WHAT TO PRODUCE :: Copy everything in the data below exactly except the pictures.

Begin SOURCE DATA

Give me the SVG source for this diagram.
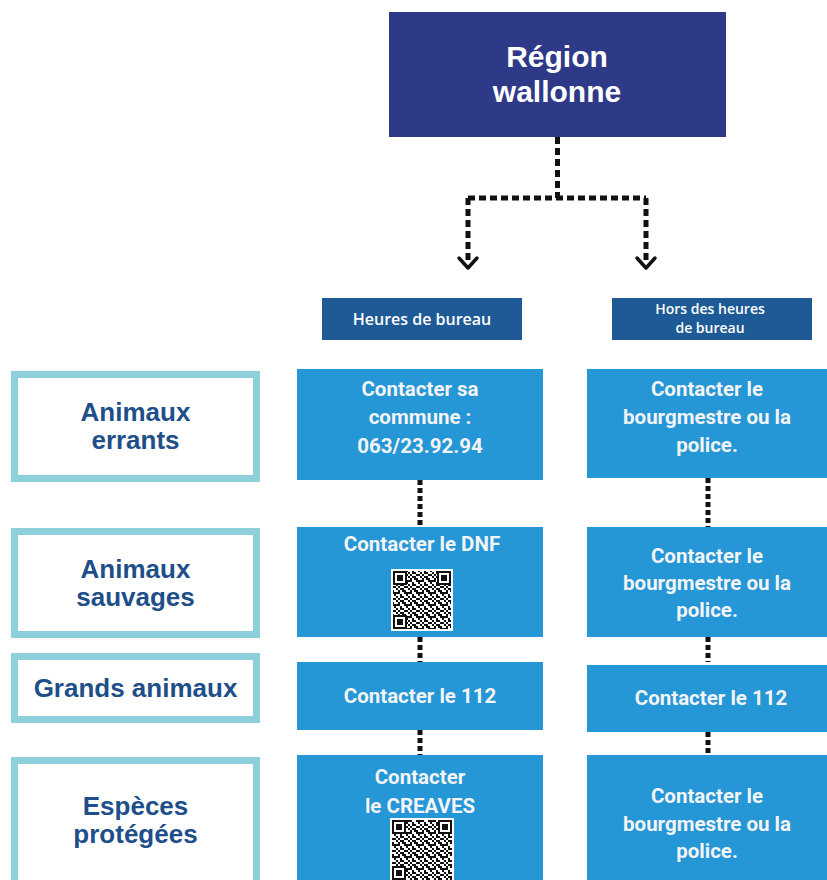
<svg xmlns="http://www.w3.org/2000/svg" width="827" height="880" viewBox="0 0 827 880">
<style>
.top{fill:#2E3A87}
.hdr{fill:#1E5B96}
.box{fill:#2596D6}
.lbl{fill:#fff;stroke:#8DD0DC;stroke-width:7}
.tTop{font-family:"Liberation Sans",Arial,sans-serif;font-weight:bold;font-size:30px;fill:#fff;text-anchor:middle}
.tHdr{font-family:"Open Sans","Liberation Sans",sans-serif;font-weight:600;fill:#fff;text-anchor:middle}
.tLbl{font-family:"Liberation Sans",Arial,sans-serif;font-weight:bold;font-size:26px;fill:#1E4F8A;text-anchor:middle}
.tBox{font-family:Roboto,"Liberation Sans",sans-serif;font-weight:bold;font-size:20.5px;fill:#F2F4F6;text-anchor:middle}
.dash{fill:none;stroke:#111;stroke-width:5;stroke-dasharray:7 4}
.dot{fill:none;stroke:#111;stroke-width:5;stroke-dasharray:5 3}
.chev{fill:none;stroke:#111;stroke-width:3.5;stroke-linecap:round;stroke-linejoin:round}
</style>
<defs>
<pattern id="qrp" width="12" height="12" patternUnits="userSpaceOnUse">
<path d="M0 0h2v2H0zM4 0h4v2H4zM2 2h2v2H2zM6 2h4v2H6zM0 4h4v2H0zM8 4h4v2H8zM4 6h2v2H4zM10 6h2v2h-2zM0 8h2v2H0zM4 8h4v2H4zM2 10h2v2H2zM8 10h4v2H8z" fill="#111"/>
</pattern>
<g id="finder">
<rect width="14" height="14" fill="#111"/>
<rect x="2" y="2" width="10" height="10" fill="#fff"/>
<rect x="4" y="4" width="6" height="6" fill="#111"/>
</g>
</defs>
<rect width="827" height="880" fill="#fff"/>

<g id="connectors">
<path class="dash" d="M557.5 137V198M468 198H646M468 198V262M646 198V262"/>
<polyline class="chev" points="459,258 468,268 477,258"/>
<polyline class="chev" points="637,258 646,268 655,258"/>
<path class="dot" d="M420 480V527M708 478V527M420 637V662M708 637V662M420 730V755M708 732V755"/>
</g>

<g id="region">
<rect class="top" x="389" y="12" width="337" height="125"/>
<text class="tTop" x="557" y="67">Région</text>
<text class="tTop" x="557" y="102">wallonne</text>
</g>

<g id="hdr-bureau">
<rect class="hdr" x="322" y="298" width="200" height="42"/>
<text class="tHdr" x="422" y="325" font-size="16">Heures de bureau</text>
</g>
<g id="hdr-hors">
<rect class="hdr" x="612" y="298" width="200" height="42"/>
<text class="tHdr" x="710" y="314" font-size="14">Hors des heures</text>
<text class="tHdr" x="710" y="333" font-size="14">de bureau</text>
</g>

<g id="lbl-errants">
<rect class="lbl" x="14.5" y="374.5" width="242" height="104"/>
<text class="tLbl" x="135.5" y="421">Animaux</text>
<text class="tLbl" x="135.5" y="449">errants</text>
</g>
<g id="lbl-sauvages">
<rect class="lbl" x="14.5" y="531.5" width="242" height="103"/>
<text class="tLbl" x="135.5" y="578">Animaux</text>
<text class="tLbl" x="135.5" y="606">sauvages</text>
</g>
<g id="lbl-grands">
<rect class="lbl" x="14.5" y="656.5" width="242" height="63"/>
<text class="tLbl" x="135.5" y="697">Grands animaux</text>
</g>
<g id="lbl-especes">
<rect class="lbl" x="14.5" y="760.5" width="242" height="130"/>
<text class="tLbl" x="135.5" y="815">Espèces</text>
<text class="tLbl" x="135.5" y="843">protégées</text>
</g>

<g id="b1-bureau">
<rect class="box" x="297" y="369" width="246" height="111"/>
<text class="tBox" x="420" y="396">Contacter sa</text>
<text class="tBox" x="420" y="424">commune :</text>
<text class="tBox" x="420" y="453">063/23.92.94</text>
</g>
<g id="b1-hors">
<rect class="box" x="587" y="369" width="240" height="109"/>
<text class="tBox" x="707" y="396">Contacter le</text>
<text class="tBox" x="707" y="424">bourgmestre ou la</text>
<text class="tBox" x="707" y="452">police.</text>
</g>

<g id="b2-bureau">
<rect class="box" x="297" y="527" width="246" height="110"/>
<text class="tBox" x="422" y="551">Contacter le DNF</text>
<g id="qr1">
<rect x="391" y="569" width="62" height="62" fill="#fff"/>
<rect x="393" y="571" width="58" height="58" fill="url(#qrp)"/>
<use href="#finder" x="393" y="571"/>
<use href="#finder" x="437" y="571"/>
<use href="#finder" x="393" y="615"/>
</g>
</g>
<g id="b2-hors">
<rect class="box" x="587" y="527" width="240" height="110"/>
<text class="tBox" x="707" y="563">Contacter le</text>
<text class="tBox" x="707" y="590">bourgmestre ou la</text>
<text class="tBox" x="707" y="617">police.</text>
</g>

<g id="b3-bureau">
<rect class="box" x="297" y="662" width="246" height="68"/>
<text class="tBox" x="420" y="703">Contacter  le 112</text>
</g>
<g id="b3-hors">
<rect class="box" x="587" y="665" width="240" height="67"/>
<text class="tBox" x="711" y="705">Contacter  le 112</text>
</g>

<g id="b4-bureau">
<rect class="box" x="297" y="755" width="246" height="130"/>
<text class="tBox" x="420" y="784">Contacter</text>
<text class="tBox" x="420" y="813">le CREAVES</text>
<g id="qr2">
<rect x="390" y="818" width="64" height="70" fill="#fff"/>
<rect x="392" y="820" width="60" height="66" fill="url(#qrp)"/>
<use href="#finder" x="392" y="820"/>
<use href="#finder" x="438" y="820"/>
<use href="#finder" x="392" y="866"/>
</g>
</g>
<g id="b4-hors">
<rect class="box" x="587" y="755" width="240" height="130"/>
<text class="tBox" x="707" y="803">Contacter le</text>
<text class="tBox" x="707" y="831">bourgmestre ou la</text>
<text class="tBox" x="707" y="858">police.</text>
</g>
</svg>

End SOURCE DATA

WRITTEN ANSWER ::
Give me the SVG source for this diagram.
<svg xmlns="http://www.w3.org/2000/svg" width="827" height="880" viewBox="0 0 827 880">
<style>
.top{fill:#2E3A87}
.hdr{fill:#1E5B96}
.box{fill:#2596D6}
.lbl{fill:#fff;stroke:#8DD0DC;stroke-width:7}
.tTop{font-family:"Liberation Sans",Arial,sans-serif;font-weight:bold;font-size:30px;fill:#fff;text-anchor:middle}
.tHdr{font-family:"Open Sans","Liberation Sans",sans-serif;font-weight:600;fill:#fff;text-anchor:middle}
.tLbl{font-family:"Liberation Sans",Arial,sans-serif;font-weight:bold;font-size:26px;fill:#1E4F8A;text-anchor:middle}
.tBox{font-family:Roboto,"Liberation Sans",sans-serif;font-weight:bold;font-size:20.5px;fill:#F2F4F6;text-anchor:middle}
.dash{fill:none;stroke:#111;stroke-width:5;stroke-dasharray:7 4}
.dot{fill:none;stroke:#111;stroke-width:5;stroke-dasharray:5 3}
.chev{fill:none;stroke:#111;stroke-width:3.5;stroke-linecap:round;stroke-linejoin:round}
</style>
<defs>
<pattern id="qrp" width="12" height="12" patternUnits="userSpaceOnUse">
<path d="M0 0h2v2H0zM4 0h4v2H4zM2 2h2v2H2zM6 2h4v2H6zM0 4h4v2H0zM8 4h4v2H8zM4 6h2v2H4zM10 6h2v2h-2zM0 8h2v2H0zM4 8h4v2H4zM2 10h2v2H2zM8 10h4v2H8z" fill="#111"/>
</pattern>
<g id="finder">
<rect width="14" height="14" fill="#111"/>
<rect x="2" y="2" width="10" height="10" fill="#fff"/>
<rect x="4" y="4" width="6" height="6" fill="#111"/>
</g>
</defs>
<rect width="827" height="880" fill="#fff"/>

<g id="connectors">
<path class="dash" d="M557.5 137V198M468 198H646M468 198V262M646 198V262"/>
<polyline class="chev" points="459,258 468,268 477,258"/>
<polyline class="chev" points="637,258 646,268 655,258"/>
<path class="dot" d="M420 480V527M708 478V527M420 637V662M708 637V662M420 730V755M708 732V755"/>
</g>

<g id="region">
<rect class="top" x="389" y="12" width="337" height="125"/>
<text class="tTop" x="557" y="67">Région</text>
<text class="tTop" x="557" y="102">wallonne</text>
</g>

<g id="hdr-bureau">
<rect class="hdr" x="322" y="298" width="200" height="42"/>
<text class="tHdr" x="422" y="325" font-size="16">Heures de bureau</text>
</g>
<g id="hdr-hors">
<rect class="hdr" x="612" y="298" width="200" height="42"/>
<text class="tHdr" x="710" y="314" font-size="14">Hors des heures</text>
<text class="tHdr" x="710" y="333" font-size="14">de bureau</text>
</g>

<g id="lbl-errants">
<rect class="lbl" x="14.5" y="374.5" width="242" height="104"/>
<text class="tLbl" x="135.5" y="421">Animaux</text>
<text class="tLbl" x="135.5" y="449">errants</text>
</g>
<g id="lbl-sauvages">
<rect class="lbl" x="14.5" y="531.5" width="242" height="103"/>
<text class="tLbl" x="135.5" y="578">Animaux</text>
<text class="tLbl" x="135.5" y="606">sauvages</text>
</g>
<g id="lbl-grands">
<rect class="lbl" x="14.5" y="656.5" width="242" height="63"/>
<text class="tLbl" x="135.5" y="697">Grands animaux</text>
</g>
<g id="lbl-especes">
<rect class="lbl" x="14.5" y="760.5" width="242" height="130"/>
<text class="tLbl" x="135.5" y="815">Espèces</text>
<text class="tLbl" x="135.5" y="843">protégées</text>
</g>

<g id="b1-bureau">
<rect class="box" x="297" y="369" width="246" height="111"/>
<text class="tBox" x="420" y="396">Contacter sa</text>
<text class="tBox" x="420" y="424">commune :</text>
<text class="tBox" x="420" y="453">063/23.92.94</text>
</g>
<g id="b1-hors">
<rect class="box" x="587" y="369" width="240" height="109"/>
<text class="tBox" x="707" y="396">Contacter le</text>
<text class="tBox" x="707" y="424">bourgmestre ou la</text>
<text class="tBox" x="707" y="452">police.</text>
</g>

<g id="b2-bureau">
<rect class="box" x="297" y="527" width="246" height="110"/>
<text class="tBox" x="422" y="551">Contacter le DNF</text>
<g id="qr1">
<rect x="391" y="569" width="62" height="62" fill="#fff"/>
<rect x="393" y="571" width="58" height="58" fill="url(#qrp)"/>
<use href="#finder" x="393" y="571"/>
<use href="#finder" x="437" y="571"/>
<use href="#finder" x="393" y="615"/>
</g>
</g>
<g id="b2-hors">
<rect class="box" x="587" y="527" width="240" height="110"/>
<text class="tBox" x="707" y="563">Contacter le</text>
<text class="tBox" x="707" y="590">bourgmestre ou la</text>
<text class="tBox" x="707" y="617">police.</text>
</g>

<g id="b3-bureau">
<rect class="box" x="297" y="662" width="246" height="68"/>
<text class="tBox" x="420" y="703">Contacter  le 112</text>
</g>
<g id="b3-hors">
<rect class="box" x="587" y="665" width="240" height="67"/>
<text class="tBox" x="711" y="705">Contacter  le 112</text>
</g>

<g id="b4-bureau">
<rect class="box" x="297" y="755" width="246" height="130"/>
<text class="tBox" x="420" y="784">Contacter</text>
<text class="tBox" x="420" y="813">le CREAVES</text>
<g id="qr2">
<rect x="390" y="818" width="64" height="70" fill="#fff"/>
<rect x="392" y="820" width="60" height="66" fill="url(#qrp)"/>
<use href="#finder" x="392" y="820"/>
<use href="#finder" x="438" y="820"/>
<use href="#finder" x="392" y="866"/>
</g>
</g>
<g id="b4-hors">
<rect class="box" x="587" y="755" width="240" height="130"/>
<text class="tBox" x="707" y="803">Contacter le</text>
<text class="tBox" x="707" y="831">bourgmestre ou la</text>
<text class="tBox" x="707" y="858">police.</text>
</g>
</svg>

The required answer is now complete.